Seize mois pendant lesquels Le Paige s’est efforcé de démontrer qu’un schisme menaçait le royaume et que le parlement avait le devoir de le combattre. Une telle activité éditoriale nous a incité à en connaître la source, en pénétrant dans l’inépuisable fonds Le Paige conservé à la Bibliothèque de la Société de Port-Royal. On y trouve notamment un volumineux in-4° totalement consacré à la dispersion du parlement en 1753-54, probablement constitué à l’origine par le conseiller Lefebvre de Saint-Hilaire avant d’être remis à son ami Le Paige, qui a lui-même constitué une documentation de première main sur le sujet.
Certes, ces archives ne sont pas véritablement inédites, mais en raison de leur exceptionnel intérêt, nous avons entrepris de les sortir de l’ombre et de les regrouper en suivant le cours logique des événements qu’elles illustrent. Prennent ainsi toute leur valeur ces procès-verbaux et ces lettres, ces réflexions et ces mémoires, ces récits colorés ou ces brouillons chargés de ratures, documents originaux ou apparus en copie.

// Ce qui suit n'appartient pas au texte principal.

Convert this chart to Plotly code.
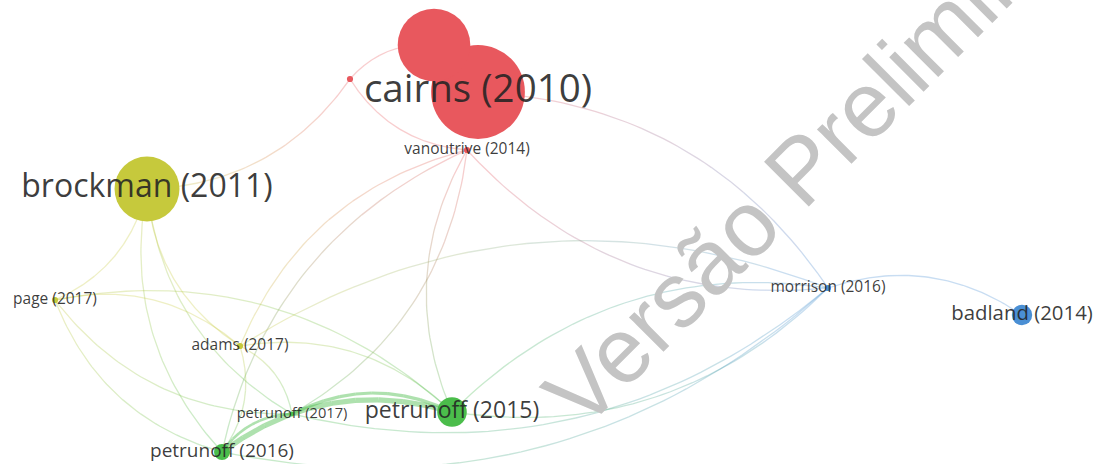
import numpy as np
import plotly.graph_objects as go

# ---------------- data ----------------
labels = ["cairns (2010)", "", "", "vanoutrive (2014)", "brockman (2011)",
          "page (2017)", "adams (2017)", "petrunoff (2017)", "petrunoff (2016)",
          "petrunoff (2015)", "morrison (2016)", "badland (2014)"]
# map coordinates (layout units)
map_x = [478, 434, 350, 467, 147, 55, 240, 292, 222, 452, 828, 1022]
map_y = [92, 45, 79, 150, 189, 300, 346, 414, 452, 412, 288, 315]
weight = [245, 144, 0.3, 0.3, 114, 0.3, 0.3, 0.05, 5, 21, 0.3, 9]
cluster = [0, 0, 0, 0, 2, 2, 2, 3, 3, 3, 1, 1]  # 0 red, 1 blue, 2 yellow, 3 green

# links: (source, target, strength)
links = [
    (1, 0, 1), (2, 1, 1), (3, 2, 1), (2, 4, 1),
    (0, 10, 1), (10, 3, 1), (10, 11, 1),
    (6, 3, 1), (8, 3, 1), (9, 3, 1), (3, 7, 1),
    (4, 5, 1), (6, 4, 1), (8, 4, 1), (7, 4, 1),
    (5, 6, 1), (5, 9, 1), (8, 5, 1), (7, 5, 1),
    (6, 9, 1), (6, 8, 1), (6, 7, 1),
    (8, 9, 4), (7, 9, 2.5), (8, 7, 2),
    (10, 8, 1), (9, 10, 1), (10, 7, 1), (6, 10, 1), (10, 9, 1),
]

cluster_rgb = {0: (232, 88, 94), 1: (74, 143, 212), 2: (198, 201, 60), 3: (75, 189, 75)}

# ---------------- figure ----------------
fig = go.Figure()

nseg = 10
t = np.linspace(0, 1, nseg * 5 + 1)
bend = 0.25
for s, e, w in links:
    p0 = np.array([map_x[s], map_y[s]], float)
    p1 = np.array([map_x[e], map_y[e]], float)
    d = p1 - p0
    c = (p0 + p1) / 2 + bend * np.array([d[1], -d[0]])
    pts = ((1 - t) ** 2)[:, None] * p0 + (2 * (1 - t) * t)[:, None] * c + (t ** 2)[:, None] * p1
    c0 = np.array(cluster_rgb[cluster[s]], float)
    c1 = np.array(cluster_rgb[cluster[e]], float)
    alpha = 0.3 if w <= 1 else 0.45
    for k in range(nseg):
        f = (k + 0.5) / nseg
        r, g, b = (c0 * (1 - f) + c1 * f).astype(int)
        seg = pts[k * 5:(k + 1) * 5 + 1]
        fig.add_trace(go.Scatter(x=seg[:, 0], y=seg[:, 1], mode="lines",
                                 line=dict(color=f"rgba({r},{g},{b},{alpha})", width=1.3 * w),
                                 hoverinfo="skip", showlegend=False))

diam = [3 + 5.8 * np.sqrt(v) for v in weight]
fig.add_trace(go.Scatter(
    x=map_x, y=map_y, mode="markers",
    marker=dict(size=diam, color=[f"rgb{cluster_rgb[c]}" for c in cluster],
                line=dict(width=0), opacity=1),
    hoverinfo="skip", showlegend=False))

font_sizes = [13.8 + 2.74 * v ** 0.4 for v in weight]
fig.add_trace(go.Scatter(
    x=map_x, y=map_y, mode="text", text=labels, textposition="middle center",
    textfont=dict(family="Open Sans", size=font_sizes, color="rgba(35,35,35,0.88)"),
    hoverinfo="skip", showlegend=False))

fig.add_annotation(x=817, y=153, xref="x", yref="y", text="Versão Preliminar",
                   showarrow=False, textangle=-45,
                   font=dict(family="Liberation Sans", size=92, color="#c4c4c4"))

fig.update_layout(
    width=1103, height=464, margin=dict(l=0, r=0, t=0, b=0),
    paper_bgcolor="white", plot_bgcolor="white",
    xaxis=dict(range=[0, 1103], visible=False, fixedrange=True),
    yaxis=dict(range=[464, 0], visible=False, fixedrange=True),
)

fig.write_html("out.html", config={"displayModeBar": False},
               post_script="document.body.style.margin='0px';document.body.style.overflow='hidden';")
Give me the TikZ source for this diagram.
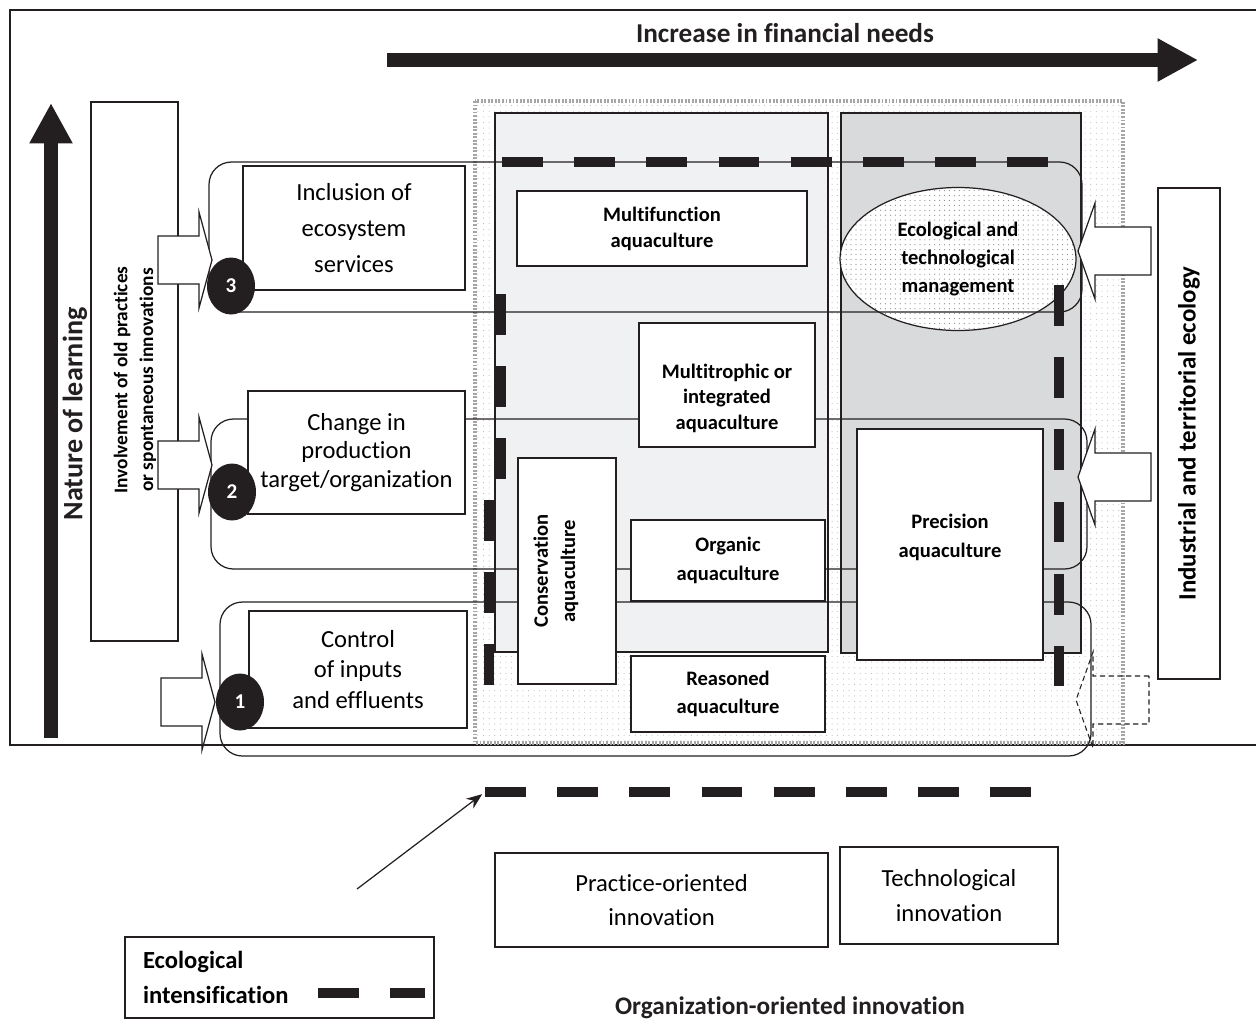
\documentclass[tikz,border=0pt]{standalone}
\usepackage{fontspec}
\setmainfont{Carlito}[Ligatures={NoCommon}]
\usetikzlibrary{positioning, shapes.geometric, patterns.meta, arrows.meta}

\definecolor{ink}{HTML}{231F20}
\definecolor{panelLight}{HTML}{F0F1F3}
\definecolor{panelDark}{HTML}{D9DADC}

\tikzset{
	thinline/.style={draw=ink, line width=0.7pt},
	stagebox/.style={thinline, fill=white, align=center, inner sep=0pt, font=\fontsize{14}{19.5}\selectfont},
	aquabox/.style={thinline, fill=white, align=center, inner sep=0pt, font=\fontsize{11.7}{16.3}\selectfont\bfseries},
	aquatext/.style={align=center, inner sep=0pt, font=\fontsize{11.7}{14.5}\selectfont\bfseries},
	stagenum/.style={ellipse, fill=ink, text=white, inner sep=0pt, minimum width=0.96cm, minimum height=1.14cm, font=\fontsize{12}{12}\selectfont\bfseries},
	band/.style={thinline, rounded corners=0.45cm},
	eidash/.style={draw=ink, line width=5.7pt, dash pattern=on 23.2pt off 17.9pt},
	blockarrow/.style={thinline, fill=white, line join=miter},
	bigarrow/.style={draw=ink, line width=7.5pt, -{Triangle[length=23pt, width=23pt]}},
	heading/.style={text=ink, inner sep=0pt, font=\fontsize{15.5}{18}\selectfont\bfseries},
}

\begin{document}
\begin{tikzpicture}[x=0.02cm, y=-0.02cm]
	\useasboundingbox (0,0) rectangle (1256,1022);
	\draw[thinline] (10,10) rectangle (1262,745);

	% axes
	\coordinate (finTail) at (387,60);
	\coordinate (finTip) at (1198,60);
	\draw[bigarrow] (finTail) -- (finTip);
	\node[heading] (finance) at (785,33) {Increase in financial needs};
	\coordinate (learnTail) at (51,738);
	\coordinate (learnTip) at (51,103);
	\draw[bigarrow] (learnTail) -- (learnTip);
	\node[heading, rotate=90, font=\fontsize{16}{18}\selectfont\bfseries] (learning) at (75,414) {Nature of learning};

	% innovation field and panels
	\path[pattern={Dots[radius=0.3pt, distance=3.2pt]}, pattern color=gray!60] (475,101) rectangle (1123,743);
	\draw[draw=gray!70, line width=2pt, dash pattern=on 1.1pt off 0.9pt] (475,101) rectangle (1123,743);
	\draw[thinline, fill=panelLight] (495,113) rectangle (828,652);
	\draw[thinline, fill=panelDark] (841,113) rectangle (1081,653);
	\node[ellipse, thinline, preaction={fill=white}, pattern={Dots[radius=0.35pt, distance=2.8pt]}, pattern color=gray!90,
		minimum width=4.72cm, minimum height=2.86cm, align=center, font=\fontsize{11.7}{16.2}\selectfont\bfseries] (management) at (958,259) {Ecological and\\technological\\management};

	% learning levels
	\draw[band] (209,162) rectangle (1082,312);
	\draw[band] (211,419) rectangle (1087,569);
	\draw[band] (220,602) rectangle (1091,756);

	\node[stagebox, minimum width=4.44cm, minimum height=2.48cm, font=\fontsize{14}{20.4}\selectfont] (inclusion) at (354,228) {Inclusion of\\ecosystem\\services};
	\node[stagebox, minimum width=4.34cm, minimum height=2.46cm, font=\fontsize{14}{16.2}\selectfont] (change) at (356.5,452.5) {Change in\\production\\target/organization};
	\node[stagebox, minimum width=4.36cm, minimum height=2.34cm, font=\fontsize{14}{17.6}\selectfont] (control) at (358,669.5) {Control\\of inputs\\and effluents};

	\node[aquabox, minimum width=5.8cm, minimum height=1.5cm, font=\fontsize{11.7}{14.7}\selectfont\bfseries] (multifunction) at (662,228.5) {Multifunction\\aquaculture};
	\node[aquabox, minimum width=3.52cm, minimum height=2.48cm] (multitrophic) at (727,385) {};
	\node[aquatext] (multitrophicText) at (727,398) {Multitrophic or\\integrated\\aquaculture};
	\node[aquabox, rotate=90, minimum width=4.52cm, minimum height=1.96cm] (conservation) at (567,571) {};
	\node[aquatext, rotate=90, font=\fontsize{11.7}{15.5}\selectfont\bfseries] (conservationText) at (556,571) {Conservation\\aquaculture};
	\node[aquabox, minimum width=3.88cm, minimum height=1.62cm] (organic) at (728,560.5) {Organic\\aquaculture};
	\node[aquabox, minimum width=3.88cm, minimum height=1.52cm] (reasoned) at (728,694) {Reasoned\\aquaculture};
	\node[aquabox, minimum width=3.72cm, minimum height=4.62cm] (precision) at (950,544.5) {};
	\node[aquatext, font=\fontsize{11.7}{16.4}\selectfont\bfseries] (precisionText) at (950,537) {Precision\\aquaculture};

	% sources of learning
	\node[thinline, rotate=90, minimum width=10.78cm, minimum height=1.74cm] (involvement) at (134.5,371.5) {};
	\node[rotate=90, align=center, inner sep=0pt, font=\fontsize{11}{14.7}\selectfont\bfseries] (involvementText) at (135,380) {Involvement of old practices\\or spontaneous innovations};
	\node[thinline, rotate=90, minimum width=9.82cm, minimum height=1.24cm, font=\fontsize{14.2}{17}\selectfont\bfseries] (ecology) at (1189,433.5) {Industrial and territorial ecology};

	\foreach \x/\cy in {158/260, 158/465, 161/702}
		\draw[blockarrow] (\x,\cy-24) -- ++(41,0) -- ++(0,-24) -- ++(13,48) -- ++(-13,48) -- ++(0,-24) -- ++(-41,0) -- cycle;
	\foreach \cy in {251, 477}
		\draw[blockarrow] (1151,\cy-24) -- ++(-56,0) -- ++(0,-24) -- ++(-17,48) -- ++(17,48) -- ++(0,-24) -- ++(56,0) -- cycle;
	\draw[thinline, line width=0.6pt, dash pattern=on 3pt off 2pt] (1149,676) -- ++(-56,0) -- ++(0,-24) -- ++(-17,48) -- ++(17,48) -- ++(0,-24) -- ++(56,0) -- cycle;

	\node[stagenum] (stage3) at (231,286) {3};
	\node[stagenum] (stage2) at (232,492) {2};
	\node[stagenum] (stage1) at (240,702) {1};

	% ecological intensification
	\draw[eidash] (502,162) -- (1051,162);
	\draw[eidash] (501,294) -- (501,481);
	\draw[eidash] (489,500) -- (489,686);
	\draw[eidash] (1059,285) -- (1059,686);

	% legend
	\coordinate (eiLineStart) at (485,792);
	\coordinate (eiLineEnd) at (1032,792);
	\draw[eidash] (eiLineStart) -- (eiLineEnd);
	\node[thinline, minimum width=6.18cm, minimum height=1.62cm, text width=5.46cm, inner xsep=0.36cm, align=left,
		font=\fontsize{14}{20}\selectfont\bfseries] (legend) at (279.5,977.5) {Ecological\\intensification};
	\draw[eidash] (318,993) -- (425,993);
	\coordinate (legendTail) at (357,889);
	\draw[thinline, -{Stealth[length=9pt, width=7pt]}, shorten >=2pt] (legendTail) -- (eiLineStart);

	\node[stagebox, minimum width=6.66cm, minimum height=1.88cm] (practice) at (661.5,900) {Practice-oriented\\innovation};
	\node[stagebox, minimum width=4.36cm, minimum height=1.94cm] (technological) at (949,895.5) {Technological\\innovation};
	\node[heading, font=\fontsize{14.4}{17}\selectfont\bfseries] (organization) at (790,1008) {Organization-oriented innovation};
\end{tikzpicture}
\end{document}
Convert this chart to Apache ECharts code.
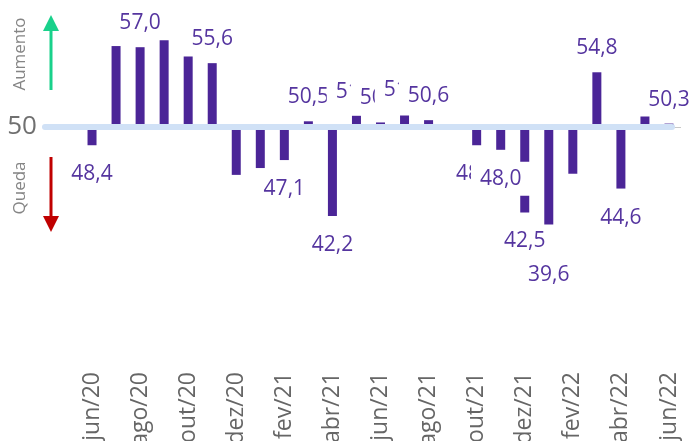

Pour autant, le lecteur n'y trouvera pas une histoire exhaustive de la dispersion du parlement ; mais grâce à eux il comprendra mieux les causes, les enjeux et les conséquences de ce long épisode qui a profondément marqué le milieu du dernier siècle de l’Ancien Régime. Ces pages sont riches en effet des grands principes défendus par le parlement, mais aussi des drames personnels vécus par les exilés ; elles font revivre avec une étonnante précision la pratique judiciaire quotidienne, les intrigues de la Cour et les luttes d’influence au sein du ministère ; elles montrent enfin comment circulait l’information entre les différentes colonies du parlement dispersé.